PS If you’re a primary teacher and need some help with the Australian Digital Technologies Curriculum, you might like to check out my “Demystifying the Digital Technologies Curriculum”  posts on my old blog.

Basic Data Literacy

It’s easy to get caught up in highly technical aspects of Data Science. To focus on complex numeric analysis using programming languages like Python or R, and think of outputs like fantabulous heatmaps and stunning geospatial visualisations.

But an article I saw in The Age today highlighted some of the deceptive data practices we see every day. Some of them are wholeheartedly deliberate, designed to mislead us and persuade us of untruths. Some, like this one I suspect, are purely accidental. But the journalist who wrote this article should never have let it stand, and the readers need to be able to think critically about what these numbers mean. Read the paragraph below for a moment.

Screen Shot 2018-02-23 at 3.38.47 pm

Can you see why it got my hackles up?

“From a 2-million-ton butter stockpile… dwindled to less than 12 days’ supply.”

So hands up if you know how many tons of butter constitutes a days’ supply?

Are you actually able to compare those two figures without further research? I certainly couldn’t. As it happens, I did further research and found a web page that puts global butter consumption at 8,000,000 tons annually.  I have no idea how valid that webpage is, but let’s roll with it for a moment. To compare the figures we divide 8 million by 365 to get a daily figure, and then multiply by 12 to get back to tons per 12 days.
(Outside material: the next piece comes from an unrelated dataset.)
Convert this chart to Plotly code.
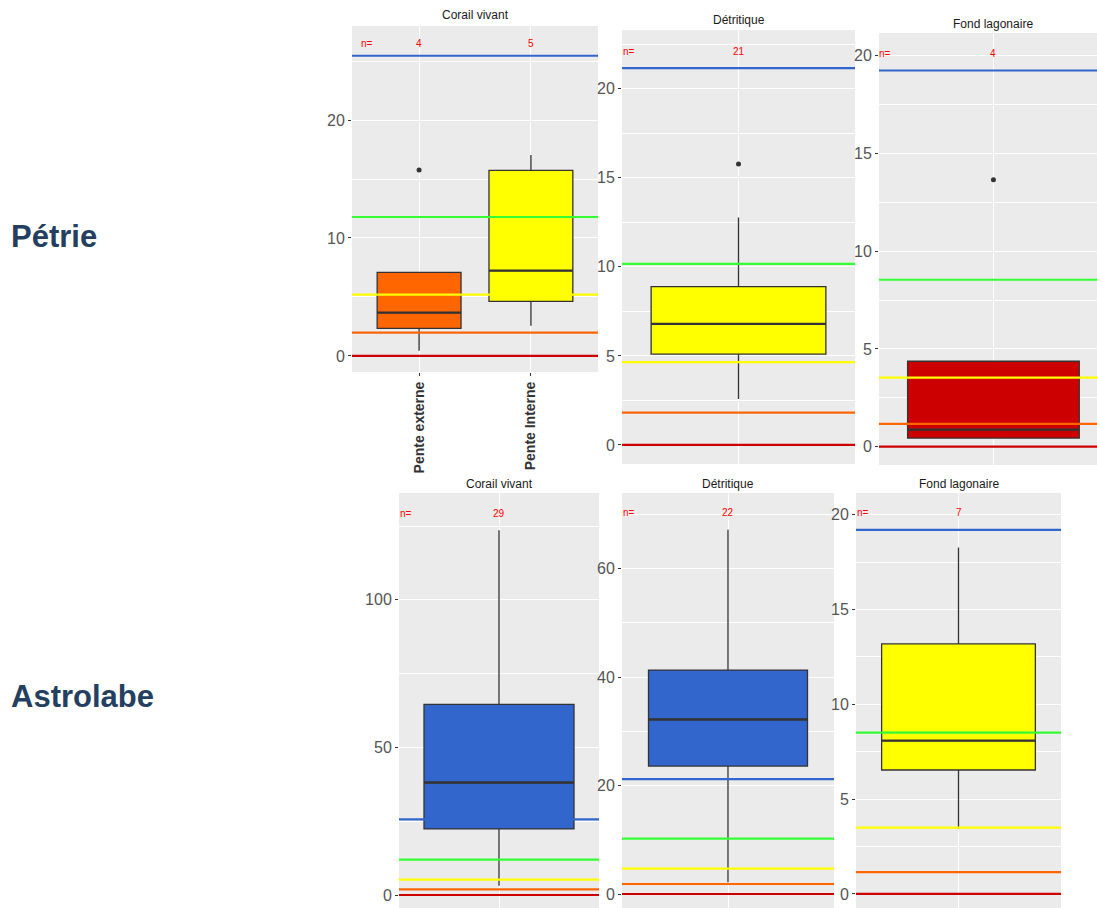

I get 263013 tons (and some assorted decimal places which I am going to wickedly ignore for now, but that will be a whole other blog post).

By dividing 263,000 by 2,000,000 we find that it’s roughly 13% of the stockpile we had before. Which is, it’s true, a significant decline. But now we can see how much of a decline it is, which trying to compare 2 million tons with 12 days’ supply made impossible. Even better, let’s represent it visually:

Screen Shot 2018-02-23 at 4.07.07 pm
Butter stocks then and now


This is just the default graph from Google sheets, but it conveys the size difference quite effectively.  (There are, of course, plenty of ways we could improve the graph, but one snark at a time, ok?)

It wasn’t hard maths. Or a challenging graphing exercise. Or even a tricky research problem – although, as noted, I have no idea how valid the figure of 8 Millions tons per year is, or indeed what year the measurements were taken (although the graph on that page implies either 2004 or 2009, but from the information available on that page I can’t be sure about the aggregate figures). But then I don’t know how valid the figures are in the original article (and, to be honest, I’m just not that excited about butter consumption, unless it’s on my own toast, and if we’re measuring that in tons then I probably have a problem).

The point is that if you’re going to use figures to support your argument, and you’re going to compare them by saying they “dwindled” from one value to another, it’s not rocket science to make those figures easily comparable.

This is one of the reasons Data Science needs to be core in schools. To make sure that when we present our own data, we present it in a way that’s both valid, and easy to interpret. And to ensure that when others show us data, we can analyse it critically, and call it out when it doesn’t make sense. Whether it’s by mistake, or by design.